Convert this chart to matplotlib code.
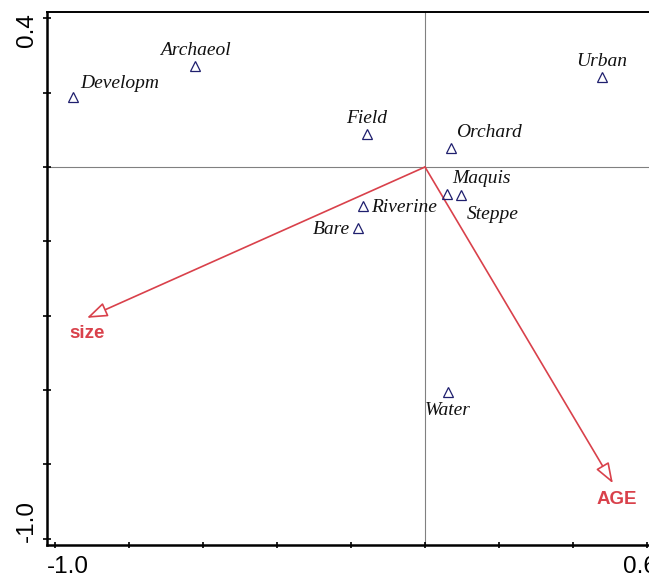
import matplotlib
matplotlib.use("Agg")
import matplotlib.pyplot as plt

# sample (site type) scores
sites = ["Developm", "Archaeol", "Field", "Orchard", "Urban",
         "Maquis", "Steppe", "Riverine", "Bare", "Water"]
site_x = [-0.951, -0.622, -0.157, 0.070, 0.478, 0.059, 0.097, -0.168, -0.181, 0.062]
site_y = [0.188, 0.272, 0.089, 0.051, 0.242, -0.073, -0.075, -0.105, -0.164, -0.606]

# environmental variable arrows
env_names = ["size", "AGE"]
env_x = [-0.914, 0.508]
env_y = [-0.406, -0.851]

red = "#d9414b"
navy = "#1f1f6e"

fig = plt.figure(figsize=(6.49, 5.82), dpi=100)
ax = fig.add_axes([0.0724, 0.0636, 0.9415, 0.9158])
ax.set_xlim(-1.022, 0.63)
ax.set_ylim(-1.017, 0.417)

ax.axhline(0, color="#808080", lw=0.8, zorder=1)
ax.axvline(0, color="#808080", lw=0.8, zorder=1)

ax.plot(site_x, site_y, linestyle="none", marker="^", markersize=7,
        markerfacecolor="none", markeredgecolor=navy, markeredgewidth=0.9, zorder=3)

# label offsets in points (dx, dy) and alignment
offsets = {
    "Developm": (5, 10, "left"),
    "Archaeol": (0, 11, "center"),
    "Field": (0, 11, "center"),
    "Orchard": (4, 11, "left"),
    "Urban": (0, 11, "center"),
    "Maquis": (4, 11, "left"),
    "Steppe": (4, -14, "left"),
    "Riverine": (6, -1, "left"),
    "Bare": (-6, -1, "right"),
    "Water": (0, -13, "center"),
}
for name, x, y in zip(sites, site_x, site_y):
    dx, dy, ha = offsets[name]
    ax.annotate(name, (x, y), xytext=(dx, dy), textcoords="offset points",
                ha=ha, va="center", fontsize=14, style="italic",
                family="Liberation Serif", color="#111111", zorder=4)

for name, x, y in zip(env_names, env_x, env_y):
    ax.annotate("", xy=(x, y), xytext=(0, 0),
                arrowprops=dict(arrowstyle="-|>,head_length=1.25,head_width=0.45",
                                fc="white", ec=red, lw=1.2, shrinkA=0, shrinkB=0),
                zorder=2)
ax.annotate("size", (env_x[0], env_y[0]), xytext=(0, -11), textcoords="offset points",
            ha="center", va="center", fontsize=13.5, fontweight="bold",
            family="Liberation Sans", color=red)
ax.annotate("AGE", (env_x[1], env_y[1]), xytext=(3, -12), textcoords="offset points",
            ha="center", va="center", fontsize=13.5, fontweight="bold",
            family="Liberation Sans", color=red)

# axes styling
for side in ["left", "bottom"]:
    ax.spines[side].set_linewidth(1.8)
ax.spines["top"].set_linewidth(1.4)
ax.spines["right"].set_visible(False)

ticks_x = [-1.0, -0.8, -0.6, -0.4, -0.2, 0.0, 0.2, 0.4, 0.6]
ticks_y = [-1.0, -0.8, -0.6, -0.4, -0.2, 0.0, 0.2, 0.4]
ax.set_xticks(ticks_x)
ax.set_yticks(ticks_y)
ax.set_xticklabels([])
ax.set_yticklabels([])
ax.tick_params(axis="x", direction="inout", length=4.5, width=1.2)
ax.tick_params(axis="y", direction="inout", length=6, width=1.2)

# end labels kept inside the axis extent, as in the original
lab_kw = dict(xycoords="axes fraction", textcoords="offset points",
              fontsize=17.5, family="Liberation Sans", color="black")
ax.annotate("-1.0", (0, 0), xytext=(0, -8), ha="left", va="top", **lab_kw)
ax.annotate("0.6", (1, 0), xytext=(-1, -8), ha="right", va="top", **lab_kw)
ax.annotate("-1.0", (0, 0), xytext=(-10, 2), ha="left", va="baseline",
            rotation=90, rotation_mode="anchor", **lab_kw)
ax.annotate("0.4", (0, 1), xytext=(-10, -1), ha="right", va="baseline",
            rotation=90, rotation_mode="anchor", **lab_kw)

fig.savefig("out.png", dpi=100)
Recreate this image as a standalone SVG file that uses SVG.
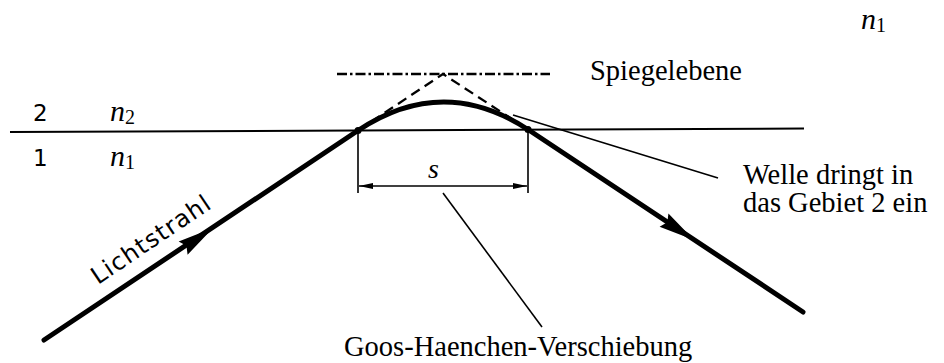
<svg xmlns="http://www.w3.org/2000/svg" width="944" height="363" viewBox="0 0 944 363">
<style>
.serif{font-family:"Liberation Serif","DejaVu Serif","Times New Roman",serif;fill:#000}
.sans{font-family:"DejaVu Sans","Liberation Sans",sans-serif;fill:#000}
.lbl{font-size:28.5px}
.ital{font-style:italic;font-size:30px}
.sub{font-style:normal;font-size:20px}
.ray{fill:none;stroke:#000;stroke-width:5;stroke-linecap:round}
.thin{fill:none;stroke:#000;stroke-width:1.6}
</style>
<defs>
<polygon id="ah" points="0,0 -36,-8 -32,0 -36,8" fill="#000"/>
<marker id="dimA" viewBox="0 0 14 6" refX="14" refY="3" markerWidth="14" markerHeight="6" markerUnits="userSpaceOnUse" orient="auto">
<path d="M0,0 L14,3 L0,6 Z" fill="#000"/>
</marker>
</defs>
<rect width="944" height="363" fill="#fff"/>
<g id="interface">
<line x1="10" y1="132" x2="804" y2="128.5" stroke="#000" stroke-width="2"/>
</g>
<g id="connectors">
<path id="ray-in" class="ray" d="M44,340 L358,130.5"/>
<path id="curve" class="ray" d="M358,130.5 Q443,74 528,129.5" stroke-width="4.5"/>
<path id="ray-out" class="ray" d="M528,129.5 L803,312"/>
<use href="#ah" transform="translate(213,228) rotate(-33.9)"/>
<use href="#ah" transform="translate(694,240) rotate(33.6)"/>
<path id="mirror-dashed" d="M358,130.5 L443,74 L528,129.5" fill="none" stroke="#000" stroke-width="2.3" stroke-dasharray="10,6"/>
<line id="mirror-plane" x1="337" y1="74" x2="550" y2="74" stroke="#000" stroke-width="2.3" stroke-dasharray="10,3,2.5,3"/>
<circle cx="358" cy="130.5" r="3.5" fill="#000"/>
<circle cx="528" cy="129.5" r="3.5" fill="#000"/>
<line class="thin" x1="358" y1="130.5" x2="358" y2="193"/>
<line class="thin" x1="528" y1="129.5" x2="528" y2="193"/>
<line class="thin" x1="443" y1="186" x2="359" y2="186" marker-end="url(#dimA)"/>
<line class="thin" x1="443" y1="186" x2="527" y2="186" marker-end="url(#dimA)"/>
<line class="thin" x1="443" y1="193" x2="542" y2="327"/>
<line class="thin" x1="513" y1="115" x2="718" y2="178"/>
</g>
<g id="labels">
<text class="sans" x="33" y="121" font-size="23">2</text>
<text class="serif ital" x="110" y="121">n<tspan class="sub" dy="3">2</tspan></text>
<text class="sans" x="33" y="166" font-size="23">1</text>
<text class="serif ital" x="110" y="166">n<tspan class="sub" dy="3">1</tspan></text>
<text class="serif ital" x="861" y="29">n<tspan class="sub" dy="3">1</tspan></text>
<text class="serif" x="428" y="178" font-size="28" font-style="italic">s</text>
<text class="serif lbl" x="590" y="80">Spiegelebene</text>
<text class="serif lbl" x="743" y="184">Welle dringt in</text>
<text class="serif lbl" x="743" y="212">das Gebiet 2 ein</text>
<text class="serif lbl" x="344" y="356">Goos-Haenchen-Verschiebung</text>
<text class="sans" x="98" y="285" font-size="24" textLength="138" lengthAdjust="spacing" transform="rotate(-34 98 285)">Lichtstrahl</text>
</g>
</svg>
---+---
Repeat the entries exactly and keep the pictures out of the copy.

- [OUTPUT FOR THIS EXERCISE]:
Convert this chart to matplotlib code.
import matplotlib
matplotlib.use("Agg")
import matplotlib.pyplot as plt

# sample (site type) scores
sites = ["Developm", "Archaeol", "Field", "Orchard", "Urban",
         "Maquis", "Steppe", "Riverine", "Bare", "Water"]
site_x = [-0.951, -0.622, -0.157, 0.070, 0.478, 0.059, 0.097, -0.168, -0.181, 0.062]
site_y = [0.188, 0.272, 0.089, 0.051, 0.242, -0.073, -0.075, -0.105, -0.164, -0.606]

# environmental variable arrows
env_names = ["size", "AGE"]
env_x = [-0.914, 0.508]
env_y = [-0.406, -0.851]

red = "#d9414b"
navy = "#1f1f6e"

fig = plt.figure(figsize=(6.49, 5.82), dpi=100)
ax = fig.add_axes([0.0724, 0.0636, 0.9415, 0.9158])
ax.set_xlim(-1.022, 0.63)
ax.set_ylim(-1.017, 0.417)

ax.axhline(0, color="#808080", lw=0.8, zorder=1)
ax.axvline(0, color="#808080", lw=0.8, zorder=1)

ax.plot(site_x, site_y, linestyle="none", marker="^", markersize=7,
        markerfacecolor="none", markeredgecolor=navy, markeredgewidth=0.9, zorder=3)

# label offsets in points (dx, dy) and alignment
offsets = {
    "Developm": (5, 10, "left"),
    "Archaeol": (0, 11, "center"),
    "Field": (0, 11, "center"),
    "Orchard": (4, 11, "left"),
    "Urban": (0, 11, "center"),
    "Maquis": (4, 11, "left"),
    "Steppe": (4, -14, "left"),
    "Riverine": (6, -1, "left"),
    "Bare": (-6, -1, "right"),
    "Water": (0, -13, "center"),
}
for name, x, y in zip(sites, site_x, site_y):
    dx, dy, ha = offsets[name]
    ax.annotate(name, (x, y), xytext=(dx, dy), textcoords="offset points",
                ha=ha, va="center", fontsize=14, style="italic",
                family="Liberation Serif", color="#111111", zorder=4)

for name, x, y in zip(env_names, env_x, env_y):
    ax.annotate("", xy=(x, y), xytext=(0, 0),
                arrowprops=dict(arrowstyle="-|>,head_length=1.25,head_width=0.45",
                                fc="white", ec=red, lw=1.2, shrinkA=0, shrinkB=0),
                zorder=2)
ax.annotate("size", (env_x[0], env_y[0]), xytext=(0, -11), textcoords="offset points",
            ha="center", va="center", fontsize=13.5, fontweight="bold",
            family="Liberation Sans", color=red)
ax.annotate("AGE", (env_x[1], env_y[1]), xytext=(3, -12), textcoords="offset points",
            ha="center", va="center", fontsize=13.5, fontweight="bold",
            family="Liberation Sans", color=red)

# axes styling
for side in ["left", "bottom"]:
    ax.spines[side].set_linewidth(1.8)
ax.spines["top"].set_linewidth(1.4)
ax.spines["right"].set_visible(False)

ticks_x = [-1.0, -0.8, -0.6, -0.4, -0.2, 0.0, 0.2, 0.4, 0.6]
ticks_y = [-1.0, -0.8, -0.6, -0.4, -0.2, 0.0, 0.2, 0.4]
ax.set_xticks(ticks_x)
ax.set_yticks(ticks_y)
ax.set_xticklabels([])
ax.set_yticklabels([])
ax.tick_params(axis="x", direction="inout", length=4.5, width=1.2)
ax.tick_params(axis="y", direction="inout", length=6, width=1.2)

# end labels kept inside the axis extent, as in the original
lab_kw = dict(xycoords="axes fraction", textcoords="offset points",
              fontsize=17.5, family="Liberation Sans", color="black")
ax.annotate("-1.0", (0, 0), xytext=(0, -8), ha="left", va="top", **lab_kw)
ax.annotate("0.6", (1, 0), xytext=(-1, -8), ha="right", va="top", **lab_kw)
ax.annotate("-1.0", (0, 0), xytext=(-10, 2), ha="left", va="baseline",
            rotation=90, rotation_mode="anchor", **lab_kw)
ax.annotate("0.4", (0, 1), xytext=(-10, -1), ha="right", va="baseline",
            rotation=90, rotation_mode="anchor", **lab_kw)

fig.savefig("out.png", dpi=100)
Recreate this image as a standalone SVG file that uses SVG.
<svg xmlns="http://www.w3.org/2000/svg" width="944" height="363" viewBox="0 0 944 363">
<style>
.serif{font-family:"Liberation Serif","DejaVu Serif","Times New Roman",serif;fill:#000}
.sans{font-family:"DejaVu Sans","Liberation Sans",sans-serif;fill:#000}
.lbl{font-size:28.5px}
.ital{font-style:italic;font-size:30px}
.sub{font-style:normal;font-size:20px}
.ray{fill:none;stroke:#000;stroke-width:5;stroke-linecap:round}
.thin{fill:none;stroke:#000;stroke-width:1.6}
</style>
<defs>
<polygon id="ah" points="0,0 -36,-8 -32,0 -36,8" fill="#000"/>
<marker id="dimA" viewBox="0 0 14 6" refX="14" refY="3" markerWidth="14" markerHeight="6" markerUnits="userSpaceOnUse" orient="auto">
<path d="M0,0 L14,3 L0,6 Z" fill="#000"/>
</marker>
</defs>
<rect width="944" height="363" fill="#fff"/>
<g id="interface">
<line x1="10" y1="132" x2="804" y2="128.5" stroke="#000" stroke-width="2"/>
</g>
<g id="connectors">
<path id="ray-in" class="ray" d="M44,340 L358,130.5"/>
<path id="curve" class="ray" d="M358,130.5 Q443,74 528,129.5" stroke-width="4.5"/>
<path id="ray-out" class="ray" d="M528,129.5 L803,312"/>
<use href="#ah" transform="translate(213,228) rotate(-33.9)"/>
<use href="#ah" transform="translate(694,240) rotate(33.6)"/>
<path id="mirror-dashed" d="M358,130.5 L443,74 L528,129.5" fill="none" stroke="#000" stroke-width="2.3" stroke-dasharray="10,6"/>
<line id="mirror-plane" x1="337" y1="74" x2="550" y2="74" stroke="#000" stroke-width="2.3" stroke-dasharray="10,3,2.5,3"/>
<circle cx="358" cy="130.5" r="3.5" fill="#000"/>
<circle cx="528" cy="129.5" r="3.5" fill="#000"/>
<line class="thin" x1="358" y1="130.5" x2="358" y2="193"/>
<line class="thin" x1="528" y1="129.5" x2="528" y2="193"/>
<line class="thin" x1="443" y1="186" x2="359" y2="186" marker-end="url(#dimA)"/>
<line class="thin" x1="443" y1="186" x2="527" y2="186" marker-end="url(#dimA)"/>
<line class="thin" x1="443" y1="193" x2="542" y2="327"/>
<line class="thin" x1="513" y1="115" x2="718" y2="178"/>
</g>
<g id="labels">
<text class="sans" x="33" y="121" font-size="23">2</text>
<text class="serif ital" x="110" y="121">n<tspan class="sub" dy="3">2</tspan></text>
<text class="sans" x="33" y="166" font-size="23">1</text>
<text class="serif ital" x="110" y="166">n<tspan class="sub" dy="3">1</tspan></text>
<text class="serif ital" x="861" y="29">n<tspan class="sub" dy="3">1</tspan></text>
<text class="serif" x="428" y="178" font-size="28" font-style="italic">s</text>
<text class="serif lbl" x="590" y="80">Spiegelebene</text>
<text class="serif lbl" x="743" y="184">Welle dringt in</text>
<text class="serif lbl" x="743" y="212">das Gebiet 2 ein</text>
<text class="serif lbl" x="344" y="356">Goos-Haenchen-Verschiebung</text>
<text class="sans" x="98" y="285" font-size="24" textLength="138" lengthAdjust="spacing" transform="rotate(-34 98 285)">Lichtstrahl</text>
</g>
</svg>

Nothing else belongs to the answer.